Retype exactly the lines from the first one through the line with "Chart.defaults.responsive = false;", including both ends; skip any pictures.

**** Data segment ****

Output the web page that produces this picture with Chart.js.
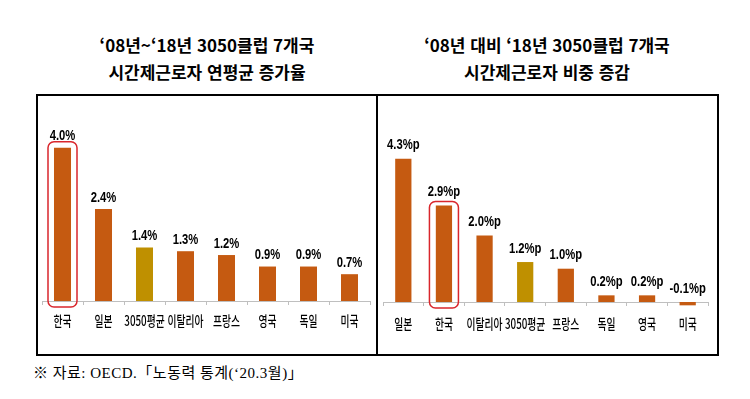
<!DOCTYPE html>
<html lang="ko">
<head>
<meta charset="utf-8">
<script src="https://cdn.jsdelivr.net/npm/chart.js@4/dist/chart.umd.min.js"></script>
<style>
  html,body{margin:0;padding:0;background:#fff;}
  #wrap{position:relative;width:750px;height:399px;background:#fff;overflow:hidden;}
  .title{position:absolute;top:31px;width:340px;text-align:center;font-family:"Noto Sans CJK KR",sans-serif;font-weight:bold;font-size:17px;line-height:27px;color:#000;}
  .box{position:absolute;left:36px;top:94px;width:683px;height:262px;border:2px solid #000;box-sizing:border-box;}
  .divider{position:absolute;left:376px;top:94px;width:2px;height:262px;background:#000;}
  .cv{position:absolute;top:96px;width:338px;height:258px;}
  .note{position:absolute;left:33px;top:361px;font-family:"Liberation Serif","DejaVu Serif","Noto Sans CJK KR",serif;font-size:15px;letter-spacing:0.5px;color:#000;white-space:nowrap;}
</style>
</head>
<body>
<div id="wrap">
  <div class="title" style="left:37px;">‘08년~‘18년 3050클럽 7개국<br>시간제근로자 연평균 증가율</div>
  <div class="title" style="left:377px;">‘08년 대비 ‘18년 3050클럽 7개국<br>시간제근로자 비중 증감</div>
  <div class="box"></div>
  <div class="divider"></div>
  <div class="cv" style="left:38px;"><canvas id="c1" width="338" height="258"></canvas></div>
  <div class="cv" style="left:378px;"><canvas id="c2" width="338" height="258"></canvas></div>
  <div class="note">※ 자료: OECD.「노동력 통계(‘20.3월)」</div>
</div>
<script>
// ---- data ----
const leftCategories = ['한국','일본','3050평균','이탈리아','프랑스','영국','독일','미국'];
const leftValues     = [4.0, 2.4, 1.4, 1.3, 1.2, 0.9, 0.9, 0.7];
const rightCategories = ['일본','한국','이탈리아','3050평균','프랑스','독일','영국','미국'];
const rightValues     = [4.3, 2.9, 2.0, 1.2, 1.0, 0.2, 0.2, -0.1];
const highlightCategory = '한국';
const averageCategory = '3050평균';

const BAR = '#C55A11';
const AVG = '#BF9000';

Chart.defaults.animation = false;
Chart.defaults.responsive = false;

function makePlugin(opts){
  return {
    id: 'custom_' + opts.id,
    afterDatasetsDraw(chart){
      const ctx = chart.ctx;
      const meta = chart.getDatasetMeta(0);
      const cats = chart.data.labels;
      const vals = chart.data.datasets[0].data;
      const base = chart.scales.y.getPixelForValue(0);
      // highlight box
      meta.data.forEach((bar, i) => {
        if (cats[i] !== highlightCategory) return;
        const top = Math.min(bar.y, base) - opts.hlTop;
        const bottom = base + 6;
        ctx.save();
        ctx.strokeStyle = '#D9262C';
        ctx.lineWidth = 1.5;
        ctx.beginPath();
        ctx.roundRect(bar.x - 14.5, top, 29, bottom - top, 6);
        ctx.stroke();
        ctx.restore();
      });
      // value labels
      meta.data.forEach((bar, i) => {
        const top = Math.min(bar.y, base);
        const txt = vals[i].toFixed(1) + opts.suffix;
        ctx.save();
        ctx.translate(bar.x, top - opts.labelOff);
        ctx.scale(0.75, 1);
        ctx.font = 'bold 15px "Liberation Sans", Arial, sans-serif';
        ctx.fillStyle = '#000';
        ctx.textAlign = 'center';
        ctx.textBaseline = 'middle';
        ctx.fillText(txt, 0, 0);
        ctx.restore();
      });
      // category labels
      const xs = chart.scales.x;
      cats.forEach((c, i) => {
        const x = xs.getPixelForValue(i);
        ctx.save();
        ctx.translate(x, base + opts.catOff);
        ctx.scale(0.7, 1);
        ctx.font = '500 14px "Noto Sans CJK KR", sans-serif';
        ctx.fillStyle = '#000';
        ctx.textAlign = 'center';
        ctx.textBaseline = 'middle';
        ctx.fillText(c, 0, 0);
        ctx.restore();
      });
    }
  };
}

function makeChart(id, cats, vals, cfg){
  return new Chart(document.getElementById(id), {
    type: 'bar',
    data: {
      labels: cats,
      datasets: [{
        data: vals,
        backgroundColor: cats.map(c => c === averageCategory ? AVG : BAR),
        borderWidth: 0,
        barPercentage: cfg.barPct,
        categoryPercentage: 1,
        clip: false
      }]
    },
    options: {
      responsive: false,
      animation: false,
      layout: { padding: { left: cfg.padL, right: cfg.padR, top: cfg.padT, bottom: 0 } },
      plugins: { legend: { display: false }, tooltip: { enabled: false } },
      scales: {
        x: {
          offset: true,
          ticks: { display: false },
          grid: { display: true, drawOnChartArea: false, drawTicks: true, tickLength: 4, color: '#BFBFBF', offset: true },
          border: { display: true, color: '#BFBFBF', width: 1 },
          afterFit(s){ s.height = cfg.xH; }
        },
        y: { display: false, min: 0, max: 5 }
      }
    },
    plugins: [makePlugin(cfg)]
  });
}

makeChart('c1', leftCategories, leftValues, {
  id: 'l', barPct: 0.415, padL: 4, padR: 6, padT: 13.5, xH: 53,
  suffix: '%', labelOff: 11.5, catOff: 19.5, hlTop: 6
});
makeChart('c2', rightCategories, rightValues, {
  id: 'r', barPct: 0.4, padL: 5, padR: 8, padT: 39.5, xH: 52,
  suffix: '%p', labelOff: 13.5, catOff: 22, hlTop: 4
});
</script>
</body>
</html>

****

:: Problem solution ::
Output the web page that produces this picture with Chart.js.
<!DOCTYPE html>
<html lang="ko">
<head>
<meta charset="utf-8">
<script src="https://cdn.jsdelivr.net/npm/chart.js@4/dist/chart.umd.min.js"></script>
<style>
  html,body{margin:0;padding:0;background:#fff;}
  #wrap{position:relative;width:750px;height:399px;background:#fff;overflow:hidden;}
  .title{position:absolute;top:31px;width:340px;text-align:center;font-family:"Noto Sans CJK KR",sans-serif;font-weight:bold;font-size:17px;line-height:27px;color:#000;}
  .box{position:absolute;left:36px;top:94px;width:683px;height:262px;border:2px solid #000;box-sizing:border-box;}
  .divider{position:absolute;left:376px;top:94px;width:2px;height:262px;background:#000;}
  .cv{position:absolute;top:96px;width:338px;height:258px;}
  .note{position:absolute;left:33px;top:361px;font-family:"Liberation Serif","DejaVu Serif","Noto Sans CJK KR",serif;font-size:15px;letter-spacing:0.5px;color:#000;white-space:nowrap;}
</style>
</head>
<body>
<div id="wrap">
  <div class="title" style="left:37px;">‘08년~‘18년 3050클럽 7개국<br>시간제근로자 연평균 증가율</div>
  <div class="title" style="left:377px;">‘08년 대비 ‘18년 3050클럽 7개국<br>시간제근로자 비중 증감</div>
  <div class="box"></div>
  <div class="divider"></div>
  <div class="cv" style="left:38px;"><canvas id="c1" width="338" height="258"></canvas></div>
  <div class="cv" style="left:378px;"><canvas id="c2" width="338" height="258"></canvas></div>
  <div class="note">※ 자료: OECD.「노동력 통계(‘20.3월)」</div>
</div>
<script>
// ---- data ----
const leftCategories = ['한국','일본','3050평균','이탈리아','프랑스','영국','독일','미국'];
const leftValues     = [4.0, 2.4, 1.4, 1.3, 1.2, 0.9, 0.9, 0.7];
const rightCategories = ['일본','한국','이탈리아','3050평균','프랑스','독일','영국','미국'];
const rightValues     = [4.3, 2.9, 2.0, 1.2, 1.0, 0.2, 0.2, -0.1];
const highlightCategory = '한국';
const averageCategory = '3050평균';

const BAR = '#C55A11';
const AVG = '#BF9000';

Chart.defaults.animation = false;
Chart.defaults.responsive = false;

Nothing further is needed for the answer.